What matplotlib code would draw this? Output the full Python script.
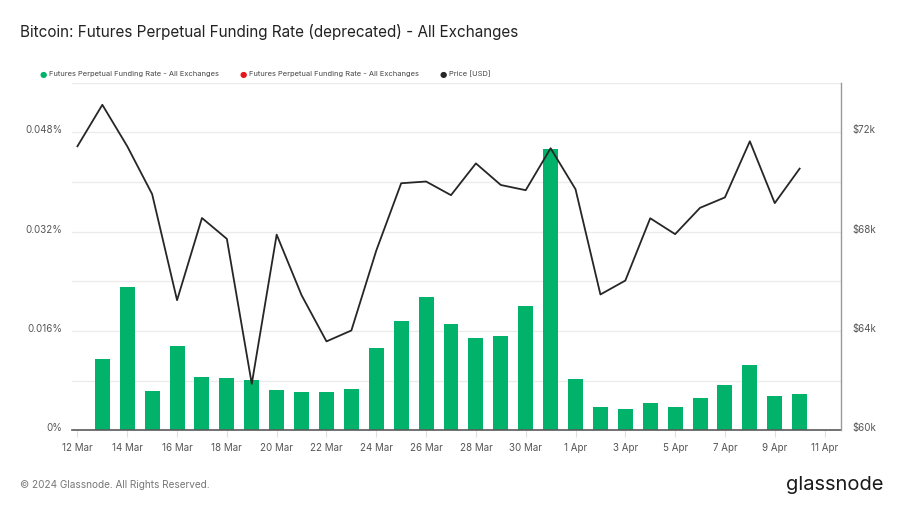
import numpy as np
import pandas as pd
import matplotlib
matplotlib.use("Agg")
import matplotlib.pyplot as plt
import matplotlib.dates as mdates
from matplotlib.transforms import ScaledTranslation

plt.rcParams['font.family'] = ['Inter', 'DejaVu Sans']

# price, daily 12 Mar - 10 Apr 2024
price_dates = pd.date_range("2024-03-12", "2024-04-10", freq="D")
price = [71440, 73110, 71440, 69510, 65240, 68550, 67710, 61870, 67880, 65440,
         63580, 64020, 67240, 69950, 70020, 69470, 70750, 69880, 69670, 71360,
         69710, 65470, 66030, 68540, 67900, 68960, 69380, 71640, 69150, 70540]

# funding rate in %, daily 13 Mar - 10 Apr 2024
rate_dates = pd.date_range("2024-03-13", "2024-04-10", freq="D")
funding = [0.0115, 0.0231, 0.0063, 0.0135, 0.0086, 0.0085, 0.0081, 0.0065, 0.0061,
           0.0062, 0.0066, 0.0132, 0.0176, 0.0215, 0.0171, 0.0148, 0.0152, 0.0200,
           0.0453, 0.0083, 0.0037, 0.0034, 0.0044, 0.0038, 0.0052, 0.0073, 0.0105,
           0.0055, 0.0058]

tick_dates = pd.date_range("2024-03-12", "2024-04-11", freq="2D")
tick_labels = [d.strftime("%-d %b") for d in tick_dates]

green = "#00b26a"
grid_c = "#ebebeb"
text_c = "#555555"

fig = plt.figure(figsize=(9.04, 5.08), dpi=100)
ax = fig.add_axes([0.0796, 0.1530, 0.8507, 0.6842])
ax2 = ax.twinx()

ax.bar(rate_dates, funding, width=0.6, color=green, zorder=2)
ax2.plot(price_dates, price, color="#262626", lw=1.3, zorder=3)

x0 = mdates.date2num(pd.Timestamp("2024-03-12")) - 0.22
x1 = mdates.date2num(pd.Timestamp("2024-03-12")) + 30.66
ax.set_xlim(x0, x1)
ax.set_ylim(0, 0.056)
ax2.set_ylim(60000, 74000)

ax.set_yticks(np.arange(0, 0.057, 0.008), minor=False)
ax.set_yticklabels(["0%", "", "0.016%", "", "0.032%", "", "0.048%", ""])
ax2.set_yticks([60000, 64000, 68000, 72000])
ax2.set_yticklabels(["$60k", "$64k", "$68k", "$72k"])

ax.set_xticks(tick_dates)
ax.set_xticklabels(tick_labels)

ax.grid(axis="y", color=grid_c, lw=1, zorder=0)
ax.set_axisbelow(True)
ax.tick_params(axis="y", length=0, pad=7, labelsize=7, labelcolor=text_c)
ax2.tick_params(axis="y", length=0, pad=8, labelsize=7, labelcolor=text_c)
ax.tick_params(axis="x", length=5, width=0.8, color="#e0e0e0", pad=4,
               labelsize=7, labelcolor=text_c)
shift = ScaledTranslation(0, 3 / 100, fig.dpi_scale_trans)
for lbl in ax.get_yticklabels() + ax2.get_yticklabels():
    lbl.set_transform(lbl.get_transform() + shift)

for a in (ax, ax2):
    for s in a.spines.values():
        s.set_visible(False)
ax.spines["bottom"].set_visible(True)
ax.spines["bottom"].set_color("#5a5a5a")
ax.spines["bottom"].set_linewidth(1.2)
ax.spines["bottom"].set_zorder(4)
ax2.spines["right"].set_visible(True)
ax2.spines["right"].set_color("#999999")
ax2.spines["right"].set_linewidth(1)
ax.spines["top"].set_visible(True)
ax.spines["top"].set_color(grid_c)

fig.text(20 / 904, 1 - 32 / 508, "Bitcoin: Futures Perpetual Funding Rate (deprecated) - All Exchanges",
         fontsize=11, color="#222222", va="center", ha="left")

legend_items = [("Futures Perpetual Funding Rate - All Exchanges", green, 43),
                ("Futures Perpetual Funding Rate - All Exchanges", "#e8131b", 243),
                ("Price [USD]", "#262626", 443)]
for label, col, px in legend_items:
    fig.text(px / 904, 1 - 74.5 / 508, "\u25cf", color=col, fontsize=6,
             ha="center", va="center", family=["DejaVu Sans"])
    fig.text((px + 6) / 904, 1 - 74 / 508, label, color="#444444", fontsize=5.4,
             ha="left", va="center")

fig.text(20 / 904, 1 - 485 / 508, "\u00a9 2024 Glassnode. All Rights Reserved.",
         fontsize=7.2, color="#777777", va="center", ha="left")
fig.text(884 / 904, 1 - 485 / 508, "glassnode", fontsize=14.5, color="#1a1a1a",
         va="center", ha="right")

fig.savefig("out.png", dpi=100)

__________________________________________________

EXERCISE REQUIREMENTS: With all pictures left out, please transcribe exactly the lines from the start of the material through the line with "71640, 69150, 70540]".

OUTPUT OF THE EXERCISE:
What matplotlib code would draw this? Output the full Python script.
import numpy as np
import pandas as pd
import matplotlib
matplotlib.use("Agg")
import matplotlib.pyplot as plt
import matplotlib.dates as mdates
from matplotlib.transforms import ScaledTranslation

plt.rcParams['font.family'] = ['Inter', 'DejaVu Sans']

# price, daily 12 Mar - 10 Apr 2024
price_dates = pd.date_range("2024-03-12", "2024-04-10", freq="D")
price = [71440, 73110, 71440, 69510, 65240, 68550, 67710, 61870, 67880, 65440,
         63580, 64020, 67240, 69950, 70020, 69470, 70750, 69880, 69670, 71360,
         69710, 65470, 66030, 68540, 67900, 68960, 69380, 71640, 69150, 70540]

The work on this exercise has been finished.